Surrogacy is the process of a couple seeking out another woman who agrees to become pregnant on their behalf. When the baby is born, the infant is brought to the intended parents are their child to raise and start a new life together as a family. This is one of the more popular alternatives couples pursue when obstacles, such as medical concerns, get in the way of a safe traditional childbirth.
However, as might be expected from something as significant as one person agreeing to give birth to a child for another group, there are ethical considerations to address. Different countries have their own approaches to this, although some are more comprehensive than others. What should you be looking for to ensure that you do so safely and ethically if you undertake the surrogate motherhood journey?
The Surrogate Mother Has Rights
One of the most important ethical considerations in protecting the surrogate mother herself. There have been issues in the past, especially with couples in the developed world going to third-world countries, of people ignoring or abusing the rights of a surrogate mother who is making a substantial sacrifice on behalf of a couple. The most famous example is the 2014 case of Pattaramon Janbua, a surrogate mother who agreed to a gestational surrogacy for an Australian couple.
Medical exams during the pregnancy revealed that she was giving birth to twins, a boy and a girl. The boy had Down’s Syndrome due to hereditary conditions from the Australian couple.
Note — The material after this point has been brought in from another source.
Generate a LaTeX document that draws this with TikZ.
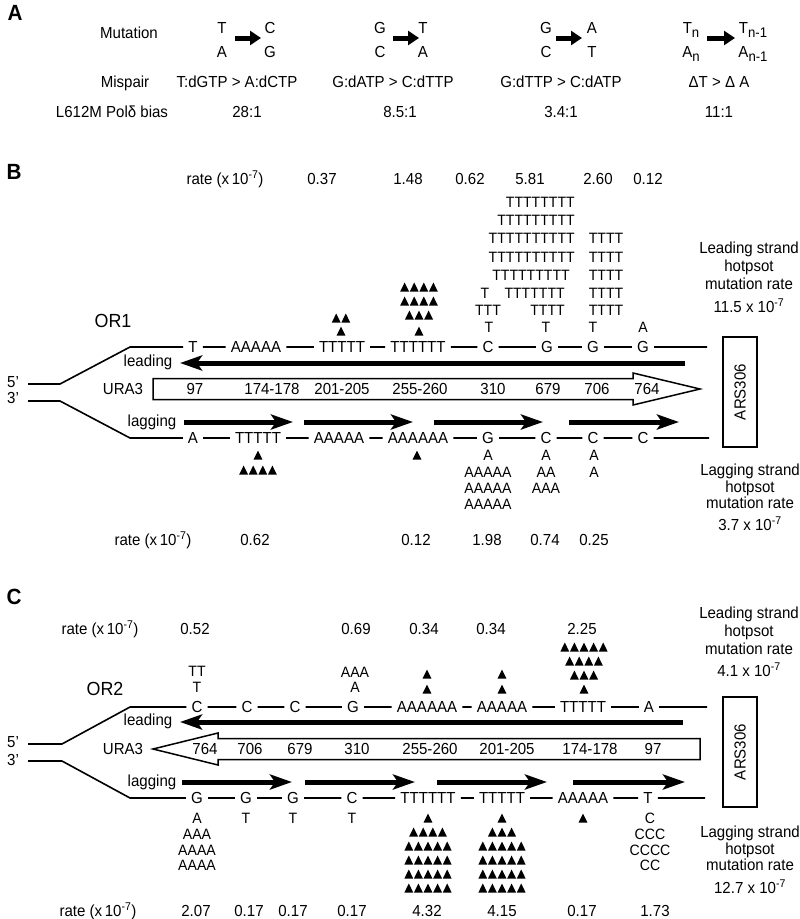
\documentclass[tikz,border=0pt]{standalone}
\usepackage{fontspec}
\setmainfont{Liberation Sans}[FakeStretch=0.94]
\usetikzlibrary{arrows.meta, positioning}

\newcommand{\trirow}[3]{%
    \foreach \k in {1,...,#3}
        \fill ({#1+(\k-(#3+1)/2)*9.6}, {#2+4.5}) -- ++(4.4,0) -- ++(-4.4,-9) -- ++(-4.4,9) -- cycle;
}
\newcommand{\lowsub}[1]{\raisebox{-4pt}{\fontsize{14}{16}\selectfont #1}}
\newcommand{\expo}{x\,10\textsuperscript{-7}}

\tikzset{
    txt/.style={font=\fontsize{16}{18}\selectfont, inner sep=0pt, anchor=base},
    stk/.style={font=\fontsize{15}{17}\selectfont, inner sep=0pt},
    nt/.style={font=\fontsize{16}{18}\selectfont, inner xsep=5pt, inner ysep=0pt},
    panel/.style={font=\fontsize{22}{24}\selectfont\bfseries, inner sep=0pt},
    orilbl/.style={font=\fontsize{19}{21}\selectfont, inner sep=0pt},
    side/.style={font=\fontsize{16}{18}\selectfont, inner sep=0pt, align=center, anchor=north},
    strand/.style={line width=1.6pt, line join=round},
    gene/.style={line width=1.5pt, line join=miter},
    fat/.style={line width=5pt, -{Stealth[length=22pt, width=15pt, inset=5pt]}},
    mut/.style={line width=5pt, -{Triangle[length=11pt, width=14pt]}},
    ars/.style={draw, line width=1.6pt, rotate=90, minimum width=110pt, minimum height=34pt,
        inner sep=0pt, font=\fontsize{16}{18}\selectfont}
}

\begin{document}
\begin{tikzpicture}[x=1pt, y=-1pt]
\useasboundingbox (0,0) rectangle (800,919);

% A
\node[panel] (labA) at (15,13) {A};
\node[txt] (mutn) at (129,38.5) {Mutation};
\node[txt] (m1a) at (222,33.5) {T};
\node[txt] (m1b) at (222,57.5) {A};
\node[txt] (m1c) at (270,33.5) {C};
\node[txt] (m1d) at (270,57.5) {G};
\node[txt] (m2a) at (380,33.5) {G};
\node[txt] (m2b) at (380,57.5) {C};
\node[txt] (m2c) at (423,33.5) {T};
\node[txt] (m2d) at (423,57.5) {A};
\node[txt] (m3a) at (546,33.5) {G};
\node[txt] (m3b) at (546,57.5) {C};
\node[txt] (m3c) at (592,33.5) {A};
\node[txt] (m3d) at (592,57.5) {T};
\node[txt] (m4a) at (691,33.5) {T\lowsub{n}};
\node[txt] (m4b) at (691,57.5) {A\lowsub{n}};
\node[txt] (m4c) at (753,33.5) {T\lowsub{n-1}};
\node[txt] (m4d) at (753,57.5) {A\lowsub{n-1}};
\coordinate (m1s) at (235,38); \coordinate (m1e) at (261,38);
\coordinate (m2s) at (393,38); \coordinate (m2e) at (419,38);
\coordinate (m3s) at (556,38); \coordinate (m3e) at (582,38);
\coordinate (m4s) at (707,38); \coordinate (m4e) at (735,38);
\draw[mut] (m1s) -- (m1e);
\draw[mut] (m2s) -- (m2e);
\draw[mut] (m3s) -- (m3e);
\draw[mut] (m4s) -- (m4e);

\node[txt] (misp) at (125,87.5) {Mispair};
\node[txt] (mp1) at (237,87.5) {T:dGTP > A:dCTP};
\node[txt] (mp2) at (393,87.5) {G:dATP > C:dTTP};
\node[txt] (mp3) at (561,87.5) {G:dTTP > C:dATP};
\node[txt] (mp4) at (719,87.5) {ΔT > Δ A};
\node[txt] (bias) at (112,117.5) {L612M Polδ bias};
\node[txt] (bs1) at (247,117.5) {28:1};
\node[txt] (bs2) at (400,117.5) {8.5:1};
\node[txt] (bs3) at (561,117.5) {3.4:1};
\node[txt] (bs4) at (719,117.5) {11:1};

% B
\node[panel] (labB) at (14,172) {B};
\node[txt] (bRate) at (225,184.5) {rate (\expo)};
\foreach \x/\v [count=\i] in {322/0.37, 408/1.48, 470/0.62, 530/5.81, 598/2.60, 648/0.12}
    \node[txt] (bru\i) at (\x,184.5) {\v};

\node[stk] (bc1) at (489,327) {T};
\node[stk] (bc2) at (488,310) {TTT};
\node[stk] (bc3) at (485,293) {T};
\node[stk] (bd1) at (546,327) {T};
\node[stk, anchor=east] (bd2) at (565,310) {TTTT};
\node[stk, anchor=east] (bd3) at (565,293) {TTTTTTT};
\node[stk, anchor=east] (bd4) at (570,275) {TTTTTTTTT};
\node[stk, anchor=east] (bd5) at (575,257) {TTTTTTTTTT};
\node[stk, anchor=east] (bd6) at (575,238) {TTTTTTTTTT};
\node[stk, anchor=east] (bd7) at (575,220) {TTTTTTTTT};
\node[stk, anchor=east] (bd8) at (575,202) {TTTTTTTT};
\node[stk] (be0) at (593,327) {T};
\foreach \y [count=\i] in {310,293,275,257,238}
    \node[stk] (be\i) at (606,\y) {TTTT};
\node[stk] (bf1) at (643,327) {A};

\trirow{341}{318}{2}
\trirow{341}{331}{1}
\trirow{419}{287}{4}
\trirow{419}{301}{4}
\trirow{419}{315}{3}
\trirow{419}{331}{1}

\node[orilbl] (or1) at (113,321) {OR1};
\node[txt] (b5) at (13,387.5) {5’};
\node[txt] (b3) at (13,403.5) {3’};
\coordinate (b5a) at (28,384);
\coordinate (b5b) at (60,384);
\coordinate (b3a) at (28,401);
\coordinate (b3b) at (60,401);
\coordinate (bt0) at (130,347);
\coordinate (bt9) at (707,347);
\coordinate (bl0) at (130,438);
\coordinate (bl9) at (709,438);

\node[nt] (bt1) at (193,347) {T};
\node[nt] (bt2) at (256,347) {AAAAA};
\node[nt] (bt3) at (342,347) {TTTTT};
\node[nt] (bt4) at (418,347) {TTTTTT};
\node[nt] (bt5) at (488,347) {C};
\node[nt] (bt6) at (547,347) {G};
\node[nt] (bt7) at (593,347) {G};
\node[nt] (bt8) at (643,347) {G};
\draw[strand] (b5a) -- (b5b) -- (bt0) -- (bt1) -- (bt2) -- (bt3) -- (bt4) -- (bt5)
    -- (bt6) -- (bt7) -- (bt8) -- (bt9);

\node[txt] (bLead) at (148,366.5) {leading};
\coordinate (bLeadS) at (685,363);
\coordinate (bLeadE) at (180,363);
\draw[fat] (bLeadS) -- (bLeadE);

\node[txt] (bUra) at (123,394.5) {URA3};
\draw[gene] (153,378.5) -- (633,378.5) -- (633,373) -- (700,389) -- (633,405)
    -- (633,399.5) -- (153,399.5) -- cycle;
\foreach \x/\v [count=\i] in {195/97, 272/174-178, 342/201-205, 420/255-260, 493/310,
    548/679, 597/706, 647/764}
    \node[txt] (bu\i) at (\x,394.5) {\v};

\node[txt] (bLag) at (152,426.5) {lagging};
\foreach \s/\e [count=\i] in {184/293, 304/413, 434/543, 569/679} {
    \coordinate (bga\i) at (\s,422);
    \coordinate (bgb\i) at (\e,422);
    \draw[fat] (bga\i) -- (bgb\i);
}

\node[nt] (bl1) at (193,438) {A};
\node[nt] (bl2) at (258,438) {TTTTT};
\node[nt] (bl3) at (339,438) {AAAAA};
\node[nt] (bl4) at (418,438) {AAAAAA};
\node[nt] (bl5) at (488,438) {G};
\node[nt] (bl6) at (546,438) {C};
\node[nt] (bl7) at (593,438) {C};
\node[nt] (bl8) at (643,438) {C};
\draw[strand] (b3a) -- (b3b) -- (bl0) -- (bl1) -- (bl2) -- (bl3) -- (bl4) -- (bl5)
    -- (bl6) -- (bl7) -- (bl8) -- (bl9);

\trirow{258}{455}{1}
\trirow{258}{470}{4}
\trirow{417}{455}{1}
\node[stk] (bm1) at (488,455) {A};
\node[stk] (bm2) at (488,472) {AAAAA};
\node[stk] (bm3) at (488,488) {AAAAA};
\node[stk] (bm4) at (488,504) {AAAAA};
\node[stk] (bn1) at (546,455) {A};
\node[stk] (bn2) at (546,472) {AA};
\node[stk] (bn3) at (546,488) {AAA};
\node[stk] (bo1) at (594,455) {A};
\node[stk] (bo2) at (594,472) {A};

\node[ars] (bArs) at (740,392) {ARS306};
\node[side] (bLeadR) at (749,241.5) {Leading strand\\hotpsot\\mutation rate\\[5pt]11.5 x 10\textsuperscript{-7}};
\node[side, font=\fontsize{16}{16.5}\selectfont] (bLagR) at (750,464) {Lagging strand\\hotpsot\\mutation rate\\[5pt]3.7 x 10\textsuperscript{-7}};

\node[txt] (bRateL) at (153,545.5) {rate (\expo)};
\foreach \x/\v [count=\i] in {255/0.62, 416/0.12, 487/1.98, 545/0.74, 594/0.25}
    \node[txt] (brl\i) at (\x,545.5) {\v};

% C
\node[panel] (labC) at (14,597) {C};
\node[txt] (cRate) at (100,634.5) {rate (\expo)};
\foreach \x/\v [count=\i] in {195/0.52, 356/0.69, 424/0.34, 491/0.34, 582/2.25}
    \node[txt] (cru\i) at (\x,634.5) {\v};

\node[stk] (cc1) at (197,671) {TT};
\node[stk] (cc2) at (197,687) {T};
\node[stk] (cd1) at (355,672) {AAA};
\node[stk] (cd2) at (355,687) {A};
\trirow{427}{674}{1}
\trirow{427}{689}{1}
\trirow{502}{674}{1}
\trirow{502}{689}{1}
\trirow{584}{647}{5}
\trirow{584}{661}{4}
\trirow{584}{675}{3}
\trirow{584}{689}{1}

\node[orilbl] (or2) at (105,689) {OR2};
\node[txt] (c5) at (13,747.5) {5’};
\node[txt] (c3) at (13,765.5) {3’};
\coordinate (c5a) at (28,744);
\coordinate (c5b) at (62,744);
\coordinate (c3a) at (28,761);
\coordinate (c3b) at (62,761);
\coordinate (ct0) at (130,707);
\coordinate (ct9) at (707,707);
\coordinate (cl0) at (130,798);
\coordinate (cl9) at (705,798);

\node[nt] (ct1) at (197,707) {C};
\node[nt] (ct2) at (247,707) {C};
\node[nt] (ct3) at (295,707) {C};
\node[nt] (ct4) at (353,707) {G};
\node[nt] (ct5) at (427,707) {AAAAAA};
\node[nt] (ct6) at (502,707) {AAAAA};
\node[nt] (ct7) at (583,707) {TTTTT};
\node[nt] (ct8) at (649,707) {A};
\draw[strand] (c5a) -- (c5b) -- (ct0) -- (ct1) -- (ct2) -- (ct3) -- (ct4) -- (ct5)
    -- (ct6) -- (ct7) -- (ct8) -- (ct9);

\node[txt] (cLead) at (148,725.5) {leading};
\coordinate (cLeadS) at (683,722);
\coordinate (cLeadE) at (180,722);
\draw[fat] (cLeadS) -- (cLeadE);

\node[txt] (cUra) at (123,754.5) {URA3};
\draw[gene] (153,749) -- (218,733) -- (218,738.5) -- (700,738.5) -- (700,759.5)
    -- (218,759.5) -- (218,765) -- cycle;
\foreach \x/\v [count=\i] in {205/764, 250/706, 300/679, 357/310, 430/255-260,
    507/201-205, 590/174-178, 653/97}
    \node[txt] (cu\i) at (\x,754.5) {\v};

\node[txt] (cLag) at (152,786.5) {lagging};
\foreach \s/\e [count=\i] in {182/292, 305/415, 437/547, 573/685} {
    \coordinate (cga\i) at (\s,782);
    \coordinate (cgb\i) at (\e,782);
    \draw[fat] (cga\i) -- (cgb\i);
}

\node[nt] (cl1) at (197,798) {G};
\node[nt] (cl2) at (246,798) {G};
\node[nt] (cl3) at (293,798) {G};
\node[nt] (cl4) at (352,798) {C};
\node[nt] (cl5) at (428,798) {TTTTTT};
\node[nt] (cl6) at (502,798) {TTTTT};
\node[nt] (cl7) at (583,798) {AAAAA};
\node[nt] (cl8) at (648,798) {T};
\draw[strand] (c3a) -- (c3b) -- (cl0) -- (cl1) -- (cl2) -- (cl3) -- (cl4) -- (cl5)
    -- (cl6) -- (cl7) -- (cl8) -- (cl9);

\node[stk] (cm1) at (197,818) {A};
\node[stk] (cm2) at (197,834) {AAA};
\node[stk] (cm3) at (197,850) {AAAA};
\node[stk] (cm4) at (197,865) {AAAA};
\node[stk] (cn1) at (246,818) {T};
\node[stk] (cn2) at (293,818) {T};
\node[stk] (cn3) at (352,818) {T};
\trirow{428}{818}{1}
\trirow{428}{832}{4}
\trirow{502}{818}{1}
\trirow{502}{832}{3}
\foreach \y in {846,860,874,888} {
    \trirow{428}{\y}{5}
    \trirow{502}{\y}{5}
}
\trirow{583}{818}{1}
\node[stk] (co1) at (650,818) {C};
\node[stk] (co2) at (650,834) {CCC};
\node[stk] (co3) at (650,850) {CCCC};
\node[stk] (co4) at (650,865) {CC};

\node[ars] (cArs) at (740,752) {ARS306};
\node[side] (cLeadR) at (749,607) {Leading strand\\hotpsot\\mutation rate\\[4pt]4.1 x 10\textsuperscript{-7}};
\node[side, font=\fontsize{16}{16.5}\selectfont] (cLagR) at (750,826) {Lagging strand\\hotpsot\\mutation rate\\[6pt]12.7 x 10\textsuperscript{-7}};

\node[txt] (cRateL) at (98,916.5) {rate (\expo)};
\foreach \x/\v [count=\i] in {196/2.07, 249/0.17, 293/0.17, 352/0.17, 427/4.32,
    502/4.15, 582/0.17, 655/1.73}
    \node[txt] (crl\i) at (\x,916.5) {\v};
\end{tikzpicture}
\end{document}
When the couple was informed, they told Pattarmon Janbua to abort the child with Down’s Syndrome but keep the girl they were interested in. This violated Janbua’s Buddhist principles, and she refused to do it. Instead, once the babies were born, the Australian couple took the healthy girl and abandoned the boy with Down’s Syndrome, so Janbua took care of the baby instead, even though she couldn’t afford to do so.
There was so much controversy over how callously the Australian couple reacted to the lives of the newborn babies and their surrogate mother that the Thai government banned foreigners from using Thai women as surrogate mothers. Unfortunately, this is not an isolated incident, and some couples still consider abusing their privilege and position of power in developed nations to push surrogate mothers into difficult situations.
Another issue is protecting the rights of a surrogate baby once born, especially regarding matters of citizenship. People who go to poorer countries to save money usually do so at the peril of the surrogate baby’s legal status. Citizenship is only straightforward when it comes to biological birth origin. A child born of a citizen of one country who becomes the child of a couple from abroad is not automatically conferred citizenship with that couple.
The reality is, without knowledge of how the laws of different countries interact, it’s possible for a child to be born “stateless,” not considered a citizen of any country, and thus not allowed to enter any country.
The country of Georgia, in eastern Europe, is a modern, progressive European nation that has modernized its constitution and laws to keep pace with the 21st century. For example, surrogacy has laws within the Georgian constitution that clearly outlines the rights of both the surrogate mother and the intended parents. This means that while the rights of the parents regarding custody of a newborn are protected, the surrogate mother also receives the full benefit of legally binding documents that protect her rights and outline her expectations during the surrogacy process. Foreign visitors cannot exploit Georgian surrogate mothers in the same way the infamous Australian couple trampled the dignity and rights of both Pattaromon Janbua and the baby she provided them that they didn’t want. This means that as long as Georgian laws on surrogacy are being observed, both the surrogate mother and the intended parents have their rights, and the government protects those rights.
Just as importantly, Georgia’s experience with foreign visitors for surrogacy means a comprehensive legal infrastructure is in place to help new parents resolve legal and citizenship issues with newborns, ensuring that the babies can safely return to their intended country of residence as citizens. It’s important to note that new parents must exercise caution in this area. Babies born to foreign parents in Georgia do not automatically receive Georgian citizenship, so parents must either familiarize themselves with their own country’s citizenship laws regarding newborns or work with experienced surrogacy services that often have lawyers experienced in international law and citizenship to address the specific needs of each country.
When combined with other factors, such as lower cost, more experience with foreign visitors, and world-class facilities, Georgia becomes a top destination for couples that want a successful but ethical surrogacy that protects everyone. As long as couples observe all the requirements of Georgian law, surrogacy takes place with experienced, ethical staff at world-class clinics and hospitals to ensure everyone is safe and healthy.